Friday, July 9, 2010

The Soros Lectures

     I've been meaning to note that I read The Soros Lectures, by the financier George Soros, several weeks ago… It seemed an interesting mix of views emerging from different bits of his life and not necessarily finding themselves consistent with one another. First, a description of some philosophical views on the "reflexivity" of economic systems that boil down to the importance of self-fulfilling but false expectations in creating extended failures in markets to behave correctly (i.e., to process information objectively), failures that Soros himself has been able to take advantage of in some of his most profitable investing activities. All good, and anything someone makes a billion dollars off of and is willing to divulge to the world, I'm at least interested in hearing – though he didn't seem quite as original a thinker as he sees himself being. Second, a critique of what he sees as a similar form of cognitive dissonance characterizing the recent Bush administration in both the economic and political spheres – that is, his claim that the fundamental mode of that administration was deception, of itself and others. Most of this put in the kind of "isn't it obvious" terms that infuriate me in the arguments of my left-liberal Berkeley friends. Weak stuff, this, unless much better argued.

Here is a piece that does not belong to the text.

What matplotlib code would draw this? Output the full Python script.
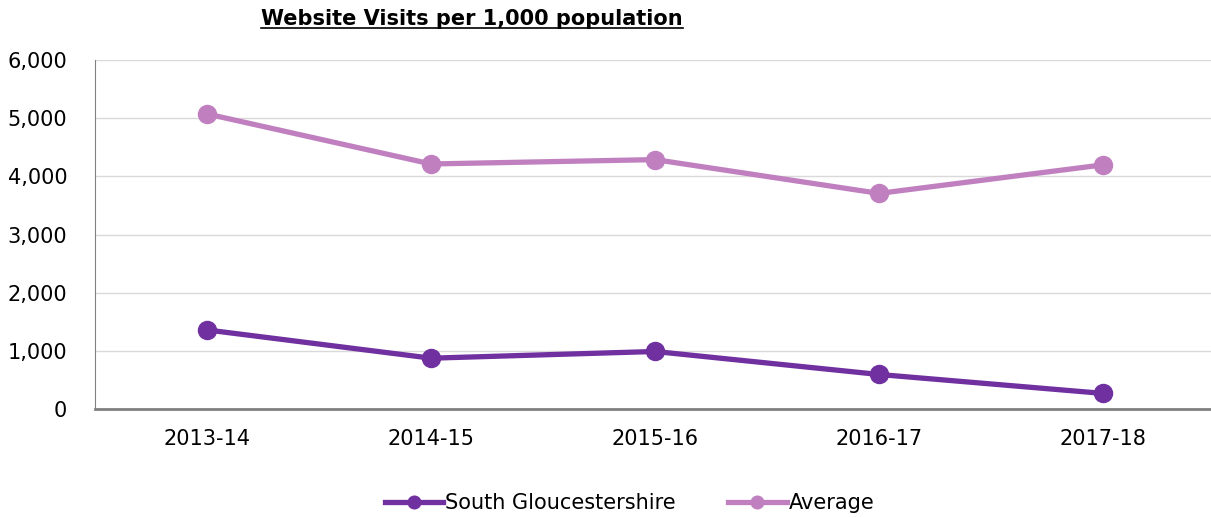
import matplotlib.pyplot as plt
from matplotlib.ticker import FuncFormatter

years = ['2013-14', '2014-15', '2015-16', '2016-17', '2017-18']
south_glos = [1365, 880, 995, 600, 275]
average = [5075, 4215, 4290, 3710, 4200]

fig = plt.figure(figsize=(12.11, 5.18), dpi=100)
ax = fig.add_axes([0.0784, 0.2096, 0.925, 0.6745])

x = range(len(years))
ax.plot(x, south_glos, color='#7030A0', lw=3.8, marker='o', ms=13, label='South Gloucestershire')
ax.plot(x, average, color='#C080C0', lw=3.8, marker='o', ms=13, label='Average')

ax.set_xlim(-0.5, 4.5)
ax.set_ylim(0, 6000)
ax.set_yticks(range(0, 6001, 1000))
ax.yaxis.set_major_formatter(FuncFormatter(lambda v, p: f'{int(v):,}'))
ax.set_xticks(list(x))
ax.set_xticklabels(years)
ax.grid(axis='y', color='#d9d9d9', lw=1)
ax.set_axisbelow(True)
ax.tick_params(length=0, labelsize=15, colors='black')
ax.tick_params(axis='x', pad=14)
ax.tick_params(axis='y', pad=20)
for s in ['top', 'right']:
    ax.spines[s].set_visible(False)
ax.spines['left'].set_color('#808080')
ax.spines['bottom'].set_color('#808080')
ax.spines['bottom'].set_linewidth(2)

t = fig.text(0.39, 0.963, 'Website Visits per 1,000 population', ha='center', va='center',
             fontsize=15, fontweight='bold')
fig.canvas.draw()
bb = t.get_window_extent()
inv = fig.transFigure.inverted()
(x0, y0), (x1, y1) = inv.transform([[bb.x0, bb.y0], [bb.x1, bb.y1]])
fig.add_artist(plt.Line2D([x0, x1], [y0 + 0.003, y0 + 0.003], transform=fig.transFigure, color='black', lw=1.2))

fig.legend(loc='center', bbox_to_anchor=(0.52, 0.028), ncol=2, frameon=False, fontsize=15,
           handlelength=2.8, handletextpad=0.1, columnspacing=2.5, markerscale=0.7)

fig.savefig('out.png', dpi=100)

Third, and perhaps most interesting, statements that the structural problems that caused the recession from 2008 on aren't even close to being resolved, that it's possible the worst of the "correction" is yet to come. He seems to be basing this third argument on a combination of solid knowledge of the degree to which bad investment positions around the world haven't yet completed their "unwinding," and the additional effects of government debt and doubts about creditworthiness. Soros' prescribed solution seems to be a combination of continued short selling of private and government securities, of the sort that has made him rich, and strong government intervention in the economy of the sort that Paul Krugman's been advocating in the New York Times, threatening a depression if his advice isn't followed (as it probably won't be). I found myself much more inclined to trust the short selling than the proposed solutions, not that I'd put any money on it myself.